Western Walkabout: A Decision That Changed My Life
...I had already asked my father if I could go to the university.
“I’ve got three boys,” my father said. “A tuppeny bun costs me tenpence. You’ll have to get a job.”...
Richard Harris tells of the decision that was to steer him into work that he enjoyed.
To read more of Richard's splendidly-varied columns please click on http://www.openwriting.com/archives/western_walkabout/
Have you ever noticed how some decisions have a powerful influence on your life, though you might not realise it at the time?
You might not have been competent to make them but they had to be made at the time and you did your best from what you knew.
The decisions to be made in your teen years are huge – whether you will go to university, what sort of work you will undertake.
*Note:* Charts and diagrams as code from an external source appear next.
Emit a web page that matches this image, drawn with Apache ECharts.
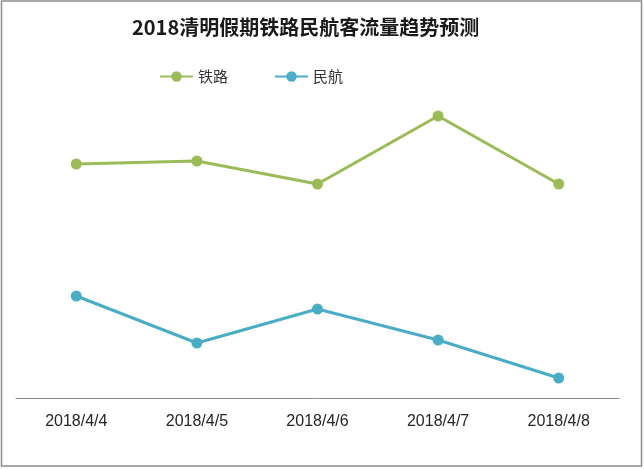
<!DOCTYPE html>
<html>
<head>
<meta charset="utf-8">
<script src="https://cdn.jsdelivr.net/npm/echarts@6/dist/echarts.min.js"></script>
<style>
html,body{margin:0;padding:0;background:#fff;}
#c{width:644px;height:469px;}
</style>
</head>
<body>
<div id="c"></div>
<script>
const categories = ['2018/4/4', '2018/4/5', '2018/4/6', '2018/4/7', '2018/4/8'];
const railway = [234, 237, 214, 282, 214];
const aviation = [102, 55, 89, 58, 20];
const seriesNames = ['铁路', '民航'];

const chart = echarts.init(document.getElementById('c'));
chart.setOption({
  backgroundColor: '#fff',
  animation: false,
  title: {
    text: '2018清明假期铁路民航客流量趋势预测',
    left: 127,
    top: 12,
    textStyle: {
      fontFamily: 'Noto Sans CJK SC',
      fontSize: 20,
      fontWeight: 'bold',
      color: '#1a1a1a'
    }
  },
  legend: {
    data: seriesNames,
    left: 154,
    top: 64,
    itemWidth: 33,
    itemHeight: 13,
    itemGap: 46,
    textStyle: {
      fontFamily: 'Noto Sans CJK SC',
      fontSize: 15,
      color: '#333'
    }
  },
  graphic: [{
    type: 'rect',
    shape: { x: 1.5, y: 1, width: 640, height: 465 },
    style: { fill: 'none', stroke: '#8c8c8c', lineWidth: 1.5 },
    silent: true
  }],
  grid: { left: 16, right: 25, top: 98, bottom: 71 },
  xAxis: {
    type: 'category',
    data: categories,
    boundaryGap: true,
    axisLine: { lineStyle: { color: '#8c8c8c', width: 1 } },
    axisTick: { show: false },
    axisLabel: {
      margin: 16,
      fontFamily: 'Liberation Sans',
      fontSize: 16,
      color: '#262626'
    }
  },
  yAxis: {
    type: 'value',
    min: 0,
    max: 300,
    show: false,
    splitLine: { show: false }
  },
  series: [
    {
      name: seriesNames[0],
      type: 'line',
      data: railway,
      symbol: 'circle',
      symbolSize: 11,
      itemStyle: { color: '#9BBB59' },
      lineStyle: { color: '#9BBB59', width: 3 }
    },
    {
      name: seriesNames[1],
      type: 'line',
      data: aviation,
      symbol: 'circle',
      symbolSize: 11,
      itemStyle: { color: '#4BACC6' },
      lineStyle: { color: '#4BACC6', width: 3 }
    }
  ]
});
</script>
</body>
</html>
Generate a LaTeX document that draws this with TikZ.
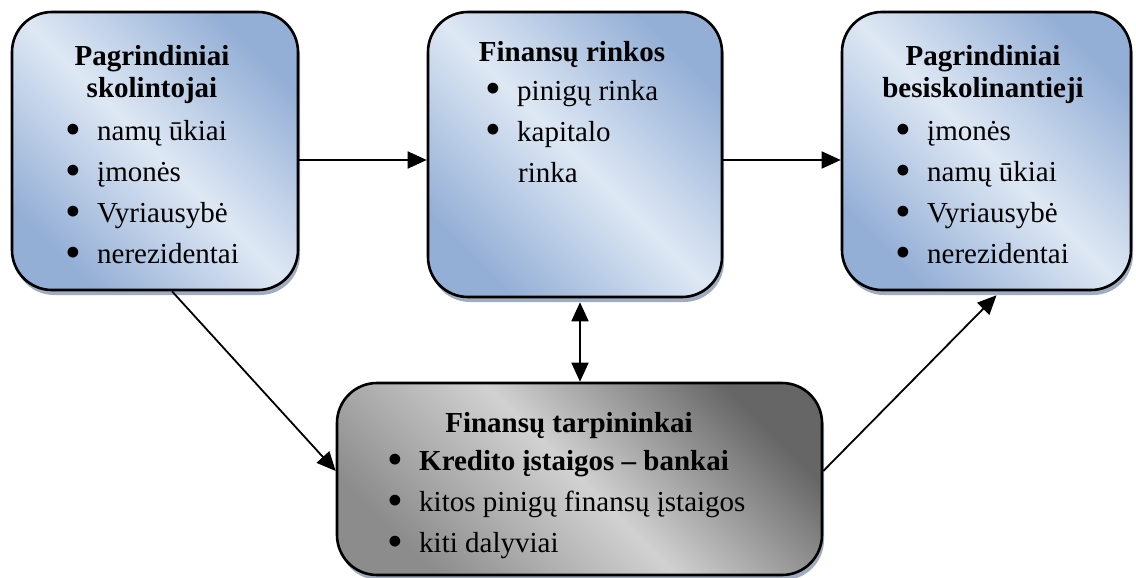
\documentclass[tikz,border=0pt]{standalone}
\usepackage{fontspec}
\setmainfont{Liberation Serif}
\usetikzlibrary{arrows.meta,shadows}
\definecolor{bluedark}{RGB}{148,175,214}
\definecolor{bluelight}{RGB}{222,232,244}
\definecolor{shadowc}{RGB}{160,172,192}
\newcommand{\itm}[1]{\makebox[32pt][l]{\raisebox{-4pt}{\scalebox{1.55}{•}}}#1}

\tikzset{
  box/.style={draw, line width=2.6pt, rounded corners=40pt,
    drop shadow={shadow xshift=2pt, shadow yshift=-5pt, fill=shadowc, opacity=1}},
  bluebox/.style={box, shading=axis, top color=bluedark, bottom color=bluedark,
    middle color=bluelight, shading angle=-45},
  greybox/.style={box, shading=axis, top color=black!60, bottom color=black!45,
    middle color=black!18, shading angle=-45},
  head/.style={font=\fontsize{29}{32}\selectfont\bfseries, anchor=base, inner sep=0pt},
  item/.style={anchor=base west, inner sep=0pt},
  arr/.style={line width=1.8pt, -{Triangle[length=19pt,width=17pt]}},
  arrb/.style={line width=1.8pt, {Triangle[length=19pt,width=17pt]}-{Triangle[length=19pt,width=17pt]}},
}

\begin{document}
\begin{tikzpicture}[x=1pt, y=-1pt, font=\fontsize{29}{41}\selectfont]
  \useasboundingbox (0,0) rectangle (1136,578);

  % boxes
  \node[bluebox, minimum width=286pt, minimum height=278pt] (skol) at (155,151) {};
  \node[bluebox, minimum width=294pt, minimum height=285pt] (rink) at (575,154.5) {};
  \node[bluebox, minimum width=289pt, minimum height=278pt] (besk) at (986.5,151) {};
  \node[greybox, minimum width=485pt, minimum height=192pt] (tarp) at (579.5,479) {};

  % pagrindiniai skolintojai
  \node[head, align=center] (skolh) at (152,97) {Pagrindiniai\\skolintojai};
  \foreach \t [count=\i] in {namų ūkiai, įmonės, Vyriausybė, nerezidentai}
    \node[item] (skol\i) at (65, 99+41*\i) {\itm{\t}};

  % finansu rinkos
  \node[head] (rinkh) at (572,62) {Finansų rinkos};
  \foreach \t [count=\i] in {pinigų rinka, kapitalo}
    \node[item] (rink\i) at (485, 59+41*\i) {\itm{\t}};
  \node[item] (rink3) at (518,182) {rinka};

  % pagrindiniai besiskolinantieji
  \node[head, align=center] (beskh) at (983,97) {Pagrindiniai\\besiskolinantieji};
  \foreach \t [count=\i] in {įmonės, namų ūkiai, Vyriausybė, nerezidentai}
    \node[item] (besk\i) at (895, 99+41*\i) {\itm{\t}};

  % finansu tarpininkai
  \node[head] (tarph) at (569,432) {Finansų tarpininkai};
  \foreach \t [count=\i] in {\textbf{Kredito įstaigos – bankai}, kitos pinigų finansų įstaigos, kiti dalyviai}
    \node[item] (tarp\i) at (387, 429+41*\i) {\itm{\t}};

  % arrows
  \draw[arr] (skol.east |- 0,160) -- (rink.west |- 0,160);
  \draw[arr] (rink.east |- 0,160) -- (besk.west |- 0,160);
  \draw[arrb] ([xshift=5pt,yshift=-4pt]rink.south) -- ([xshift=5pt]rink.south |- tarp.north);
  \draw[arr] ([xshift=17pt]skol.south) -- ([yshift=8pt]tarp.west);
  \draw[arr] ([yshift=8pt]tarp.east) -- ([xshift=10pt,yshift=-4pt]besk.south);
\end{tikzpicture}
\end{document}
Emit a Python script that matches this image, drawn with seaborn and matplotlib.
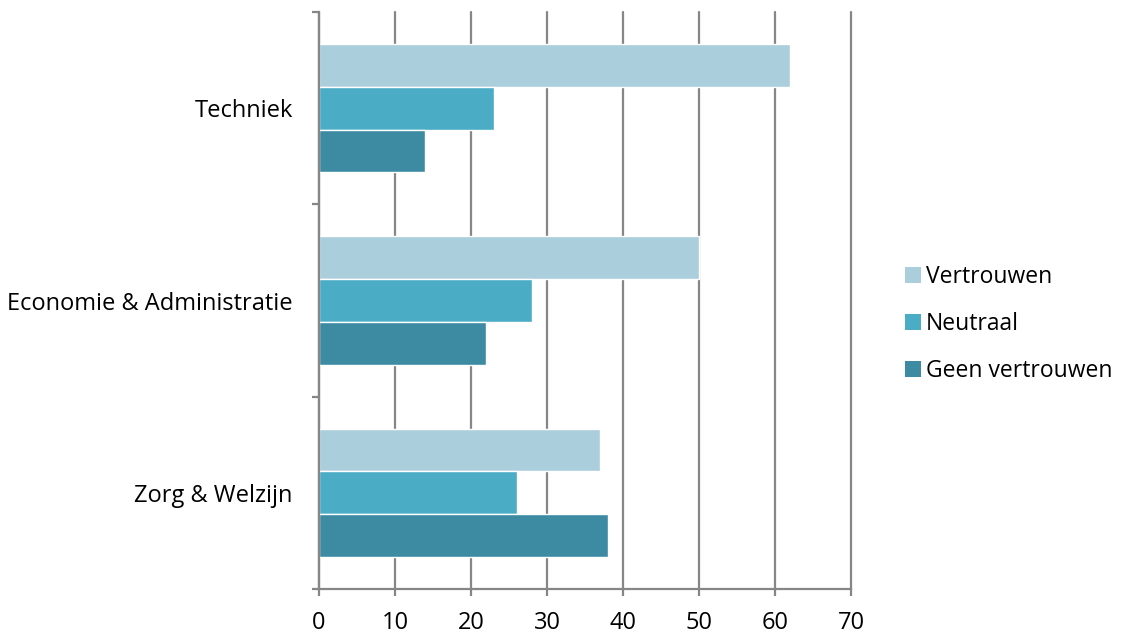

My first big decision was made at the age of 17 years and six months. I was in the science sixth form of a county grammar school in the North Riding of Yorkshire.
I had already asked my father if I could go to the university.
“I’ve got three boys,” my father said. “A tuppeny bun costs me tenpence. You’ll have to get a job.”
The headmaster used to give us pep talks about how Britain needed scientists and engineers. He called me to his study one day and said he thought I would do better as a cadet engineer at the Blackburn Aero Company at Brough rather than continuing at school with the aim of winning a county bursary for university entrance.
The company had won a contract to develop fighter planes for the Royal Navy and they were looking for new technical people to train in their ways.
It would have meant years of external study part time but I would have been on a small salary. At the time, I used to earn a penny a line writing soccer reports for the local weekly newspaper. I rarely earned more than about three shillings.
An adult wage in those days was about eight pounds sterling per week – equivalent to about $16 Australian.
I applied for a cadetship as a journalist on the local newspaper – they weren’t advertising, but I applied anyway – and was appointed on six months probation.
I left school and to the astonishment of the headmaster, turned up at the school’s evening classes to learn shorthand and typing.
My decision to learn to touch type and to write Pitman’s shorthand was sound. Within a few months I got a rise because I could show a proficiency certificate in shorthand. Because I could touch type – through those evening classes – I was in great demand to type out results of agricultural shows and lists of mourners at funerals, and also re-writing pieces sent in my correspondents.
Through the touch typing, my copy was always clean – relatively free of literals.
When I came to Australia in 1960 and worked in a country town, a lawyer came to see me. He had heard that I could write shorthand and wanted me to cover a court case for him, a full transcript, and had arranged with my employers for me to have the day off, and to be paid separately by the lawyer.
Later, when I went to Sydney to work for the Daily Telegraph, I had been there only a few days when the chief of reporting staff came rushing up to me late in the evening – an hour before the first edition front page deadline.
“Mr Harris,” he said. “I understand you can write shorthand.”
At the time, I didn’t own a suit, and was living at the YMCA in Central Sydney. Everybody was called “Mr” by the chief in those days. The theory was to be nice to guys on the way up because you are surely going to meet them on the way down.
“I have a reasonable shorthand note,” I said.
“Excellent,” he said. “There’s a man on the phone in my office wants to talk to you. He’s from Brisbane.”
At the time, all the major reporters were working on a kidnapping. Some of them didn’t write shorthand.
The chief transferred the call to the copytaker’s booth and in I went.
The man from Brisbane told me about how a passenger on an Ansett airline flight between Sydney and Brisbane had gone berserk in midflight and had to be subdued by the co-pilot and a stewardess.
I took the notes in a half page format – shorthand outlines on the right hand side – and between pauses, rewrote an edited version suitable for publication on the left hand side, also in shorthand.
When I emerged from the booth after about 15 minutes, ready to transcribe the written account immediately, the chief said “Good story?”
“A crackerjack story,” I said. “You’re going to love it.”
He raced off to tell the editor.
I typed it out line by line on perforated copy paper with the chief tearing it out of my tiny portable typewriter, sentence by sentence.
The story made the second lead on page one next morning. It also made me famous as “the shorthand writer.” After that, whenever there was a Royal Commission or a major court drama, I was assigned to it.
In next to no time, I’d bought myself a new suit and a year later was sent to Canberra to cover Federal Parliament.
That little shorthand proficiency certificate from the old country certainly worked for me. What a great decision to go for it. Who would have guessed at the time what it would lead to? – Richard Harris.